How can you gain a foothold on these new platforms? And how do you stay on top of it, to make sure that you’re you are relevant? TikTok has taken over the world in some respects.
We go where audiences expect our brands to be and it’s really clear that TikTok is one of the places that audiences expect to see our brands. And so we’re seeing really, really good success with Vogue and other brands on TikTok, but you can’t just say, this is what works on YouTube, let’s put it on TikTok. It is really a different format than what we produce for our websites or for YouTube, and that’s really critical. You need people to understand these platforms, rather than people who just say ‘I’m going to create content and we’re just going to distribute it on all the platforms,’ because that’s not a successful strategy.
Condé has iconic, established brands. But over the years, it has also launched new brands [The platform Them launched in 2017], it has acquired brands. Are you thinking of expansion, whether it’s developing new editorial brands or seeking strategic acquisitions?
There may be brands that we don’t own that we can look at acquiring, but our bar would be very high. Because there aren’t many brands that are at the stature of our brands. We don’t want to just lower our quality level to say, “We can acquire some audience over here.” That doesn’t really fit into our business model. So we would be quite picky about that. Capabilities are a different area. When I talk about all the areas where we’re investing, we always are looking at, “OK, should we build or should we buy or partner?” And so there could be areas where we look at acquisitions and helping us build capabilities as part of this flywheel that I’m talking about.

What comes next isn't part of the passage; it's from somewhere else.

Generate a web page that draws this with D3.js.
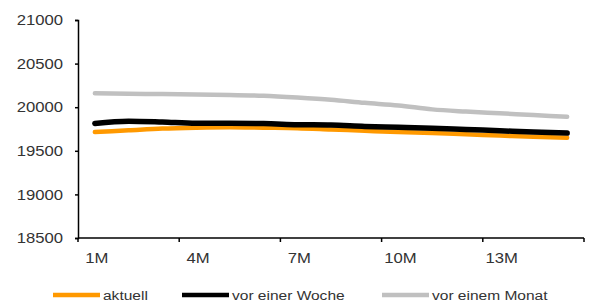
<!DOCTYPE html>
<meta charset="utf-8">
<style>
body { margin: 0; background: #fff; }
text { font-family: "Liberation Sans", Arial, sans-serif; fill: #333; }
.line { fill: none; stroke-linecap: round; }
</style>
<svg width="598" height="307"></svg>
<script src="https://d3js.org/d3.v7.min.js"></script>
<script>
var categories = ["1M","2M","3M","4M","5M","6M","7M","8M","9M","10M","11M","12M","13M","14M","15M"];
var tickLabels = ["1M","4M","7M","10M","13M"];
var yTicks = [18500, 19000, 19500, 20000, 20500, 21000];

var aktuell   = [19715,19735,19755,19765,19770,19765,19760,19745,19730,19715,19705,19690,19675,19660,19650];
var vorWoche  = [19813,19840,19830,19815,19815,19812,19800,19795,19780,19770,19760,19745,19730,19715,19703];
var vorMonat  = [20160,20155,20150,20145,20140,20130,20110,20085,20050,20020,19975,19950,19930,19910,19890];

var seriesNames = ["aktuell", "vor einer Woche", "vor einem Monat"];
var colors = ["#ff9900", "#000000", "#c0c0c0"];

var svg = d3.select("svg"),
    margin = {top: 20, right: 14, bottom: 69, left: 78},
    width = 598 - margin.left - margin.right,
    height = 307 - margin.top - margin.bottom,
    g = svg.append("g").attr("transform", "translate(" + margin.left + "," + margin.top + ")");

var stretch = 1.15;

var x = d3.scaleBand().domain(categories).range([0, width]),
    y = d3.scaleLinear().domain([18500, 21000]).range([height, 0]);

var line = d3.line()
    .curve(d3.curveMonotoneX)
    .x(function(d, i) { return x(categories[i]) + x.bandwidth() / 2; })
    .y(function(d) { return y(d); });

// y axis
var yAxis = g.append("g")
    .call(d3.axisLeft(y).tickValues(yTicks).tickSize(3).tickPadding(12).tickFormat(d3.format("d")));
yAxis.select(".domain").attr("stroke", "#000").attr("stroke-width", 1.5);
yAxis.selectAll(".tick line").attr("stroke", "#000").attr("stroke-width", 1.5);
yAxis.selectAll(".tick text")
    .style("font-size", "14.5px")
    .attr("fill", "#333")
    .attr("x", -15 / stretch)
    .attr("transform", "scale(" + stretch + ",1)");

// x axis: ticks on category boundaries, labels every third category
var bounds = d3.range(0, categories.length + 1, 3);
var xb = g.append("g").attr("transform", "translate(0," + height + ")");
xb.append("line").attr("x1", 0).attr("x2", width).attr("stroke", "#000").attr("stroke-width", 1.5);
xb.selectAll(".tk").data(bounds).enter().append("line")
    .attr("x1", function(d) { return d * x.step(); })
    .attr("x2", function(d) { return d * x.step(); })
    .attr("y1", 0).attr("y2", 4)
    .attr("stroke", "#000").attr("stroke-width", 1.5);
xb.selectAll(".lbl").data(tickLabels).enter().append("text")
    .attr("transform", function(d) {
      return "translate(" + (x(d) + x.bandwidth() / 2 + 2) + ",25) scale(" + stretch + ",1)";
    })
    .attr("text-anchor", "middle")
    .style("font-size", "14.5px")
    .text(function(d) { return d; });

// series lines
var data = [aktuell, vorWoche, vorMonat];
var widths = [4.5, 5.5, 4.5];
[2, 0, 1].forEach(function(k) {
  g.append("path")
      .attr("class", "line")
      .attr("d", line(data[k]))
      .attr("stroke", colors[k])
      .attr("stroke-width", widths[k]);
});

// legend
var legX = [53, 182, 382];
var leg = svg.append("g").attr("transform", "translate(0,295)");
seriesNames.forEach(function(name, k) {
  leg.append("line")
      .attr("x1", legX[k]).attr("x2", legX[k] + 47)
      .attr("stroke", colors[k]).attr("stroke-width", 4.5);
  leg.append("text")
      .attr("transform", "translate(" + (legX[k] + 50) + ",5) scale(" + stretch + ",1)")
      .style("font-size", "13.5px")
      .text(name);
});
</script>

The tech companies have had disappointing earnings, and folks on the TV side are beginning to prepare for a tougher ad environment. Are you preparing for a potential economic slowdown?
Yeah, we, like most companies, are expecting to see a slowdown, and, to a certain extent, we’re seeing it in some aspects of the business. But our biggest advertisers are fashion and luxury houses, and their businesses are very strong. They are not seeing a slowdown. And there are certain markets — like in China, where because of lockdowns, they may have seen a little bit of that, but in general, their businesses are strong, so their advertising business is very strong. So we’re a little bit protected right now in those areas, but in broader-based advertising categories, we’re seeing a bit of slowdown in some of those, and we’re expecting 2023 to be a tougher time. We’re definitely being more cautious in our approach because of that.
Interview edited for length and clarity.